Economic analysis

Why Jeffrey Simpson is both right and wrong about Keystone

On GHG emissions and the environmental assessment

Today’s Globe and Mail column from Jeffrey Simpson takes on the question of Keystone XL and greenhouse gas emissions.  For the most part, Simpson is correct—the final environmental impact statement is not a green light, its conclusions do hinge on the assumption that the pipeline changes nothing with respect to the oil sands production decision, and it does conclude that oil sands emissions are higher than the emissions from the crude currently being run in the Gulf Coast refineries served by Keystone XL. His conclusions on these issues are not dissimilar from what I wrote in this space when the report was released.

What’s off, however, is Simpson’s conclusion that, “if the Obama administration wants to focus only on emissions within U.S. territory, and not on global emissions, it could argue that saying no to Keystone will help cap emissions in the U.S.” That conclusion is not supported by the State Department report (see Volume 4-14).
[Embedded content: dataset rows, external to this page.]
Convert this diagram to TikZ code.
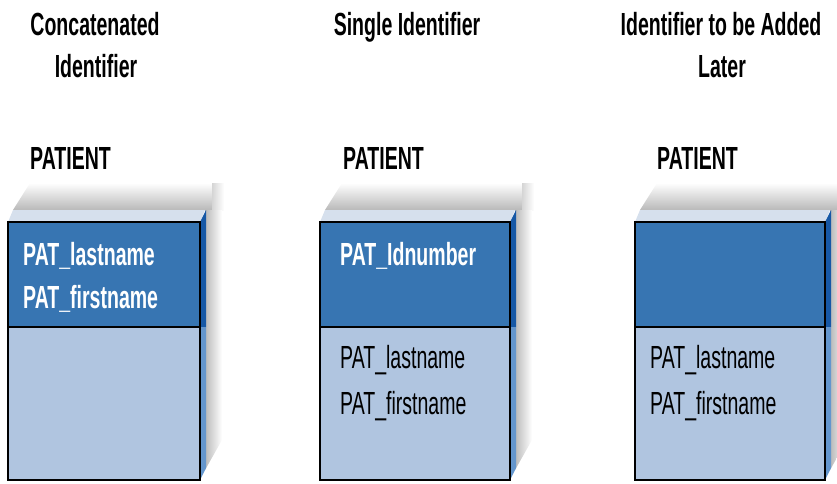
\documentclass[tikz,border=0pt]{standalone}
\usepackage{fontspec}
\setmainfont{Liberation Sans}[FakeStretch=0.61]
\usetikzlibrary{shadings}
\definecolor{darkblue}{RGB}{55,117,178}
\definecolor{lightblue}{RGB}{176,197,224}
\definecolor{topface}{RGB}{214,224,237}
\definecolor{sidedark}{RGB}{22,88,166}
\definecolor{sidelight}{RGB}{100,150,205}
\definecolor{shadowgray}{RGB}{185,185,185}
\tikzset{
  txt/.style={inner sep=0pt, font=\fontsize{32}{38}\selectfont},
  boldtxt/.style={txt, font=\fontsize{32}{38}\selectfont\bfseries},
  whitetxt/.style={boldtxt, text=white},
  border/.style={draw=black, line width=2.6pt},
}
% #1 = left x, #2 = right x, #3 = name
\newcommand{\entitybox}[3]{%
  % shadow above top face
  \shade[top color=white, bottom color=shadowgray]
    (#1+5,210) -- (#1+22,183) -- (#2+12,183) -- (#2+12,210) -- cycle;
  \shade[left color=shadowgray!60, right color=white]
    (#2+12,183) -- (#2+24,183) -- (#2+24,210) -- (#2+12,210) -- cycle;
  % shadow to the right of the side face
  \shade[left color=shadowgray, right color=white]
    (#2+5,210) -- (#2+22,210) -- (#2+22,440) -- (#2+5,470) -- cycle;
  % top face
  \fill[topface] (#1,222) -- (#1+5,210) -- (#2+5,210) -- (#2,222) -- cycle;
  % side face
  \fill[sidedark] (#2,222) -- (#2+6,210) -- (#2+6,327) -- (#2,327) -- cycle;
  \fill[sidelight] (#2,327) -- (#2+6,327) -- (#2+6,468) -- (#2,480) -- cycle;
  % front faces
  \fill[darkblue] (#1,222) rectangle (#2,327);
  \fill[lightblue] (#1,327) rectangle (#2,480);
  \draw[border] (#1,222) rectangle (#2,480);
  \draw[border] (#1,327) -- (#2,327);
  \coordinate (#3nw) at (#1,222);
}
\begin{document}
\begin{tikzpicture}[x=1pt,y=-1pt]
\useasboundingbox (0,0) rectangle (837,483);

\entitybox{8}{200}{b1}
\entitybox{320}{510}{b2}
\entitybox{635}{825}{b3}

% titles
\node[boldtxt, anchor=base] (t1a) at (95,35) {Concatenated};
\node[boldtxt, anchor=base] (t1b) at (96,77) {Identifier};
\node[boldtxt, anchor=base] (t2a) at (407,35) {Single Identifier};
\node[boldtxt, anchor=base] (t3a) at (721,35) {Identifier to be Added};
\node[boldtxt, anchor=base] (t3b) at (722,77) {Later};

% entity names
\node[boldtxt, anchor=base west] (p1) at (30,169) {PATIENT};
\node[boldtxt, anchor=base west] (p2) at (343,169) {PATIENT};
\node[boldtxt, anchor=base west] (p3) at (657,169) {PATIENT};

% box 1
\node[whitetxt, anchor=base west] (a1) at (23,265) {PAT\_lastname};
\node[whitetxt, anchor=base west] (a2) at (23,308) {PAT\_firstname};
% box 2
\node[whitetxt, anchor=base west] (a3) at (340,265) {PAT\_Idnumber};
\node[txt, anchor=base west] (a4) at (340,368) {PAT\_lastname};
\node[txt, anchor=base west] (a5) at (340,414) {PAT\_firstname};
% box 3
\node[txt, anchor=base west] (a6) at (650,368) {PAT\_lastname};
\node[txt, anchor=base west] (a7) at (650,414) {PAT\_firstname};
\end{tikzpicture}
\end{document}
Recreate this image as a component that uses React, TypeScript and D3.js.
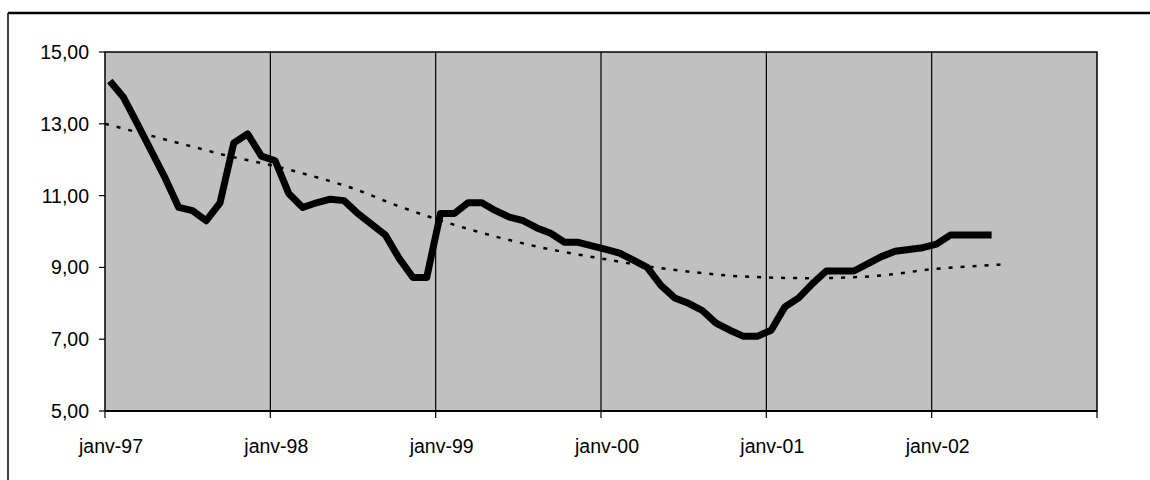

If you look at the figure above, you’ll see the comparison of greenhouse gas emissions between oil sands crude and the Mexican and Venezuelan crude it would displace. The total emissions (right-hand column) are, indeed, higher with oil sands by a significant margin, but the added emissions are all on the production end of the process (left-hand column). In terms of emissions which would occur within the U.S. (refining), as well as emissions which would occur partially within the U.S. (combustion), oil sands crude would be expected to generate lower emissions within the U.S. The environmental assessment also goes on to discuss emissions from the combustion of petroleum coke and other by-products, which are slightly higher with oil sands than with Mexican or Venezuelan crude, but not significantly so.

As the graphic below shows, the incremental emissions associated with crude displacement (excluding the question of whether oil sands crude would be produced anyway and any emissions from rail transportation) are actually less than the difference in total extraction emissions.  In other words, quite opposite from what Jeffrey Simpson argues, the State Department Environmental Impact Assessment shows that U.S. emissions would likely be lower with the pipeline than without it.

Source: State Department Keystone XL Final Environmental Impact Assessment (2014)

So, even if you ignore the issues of whether or not the oil would be produced as Simpson suggests you should, the question for the President coming out of the final environmental assessment is not one of capping U.S. emissions, but rather a question of the degree to which he wants to use U.S. domestic policy to cap emissions in Canada and substitute those for fewer emissions in Mexico and Venezuela.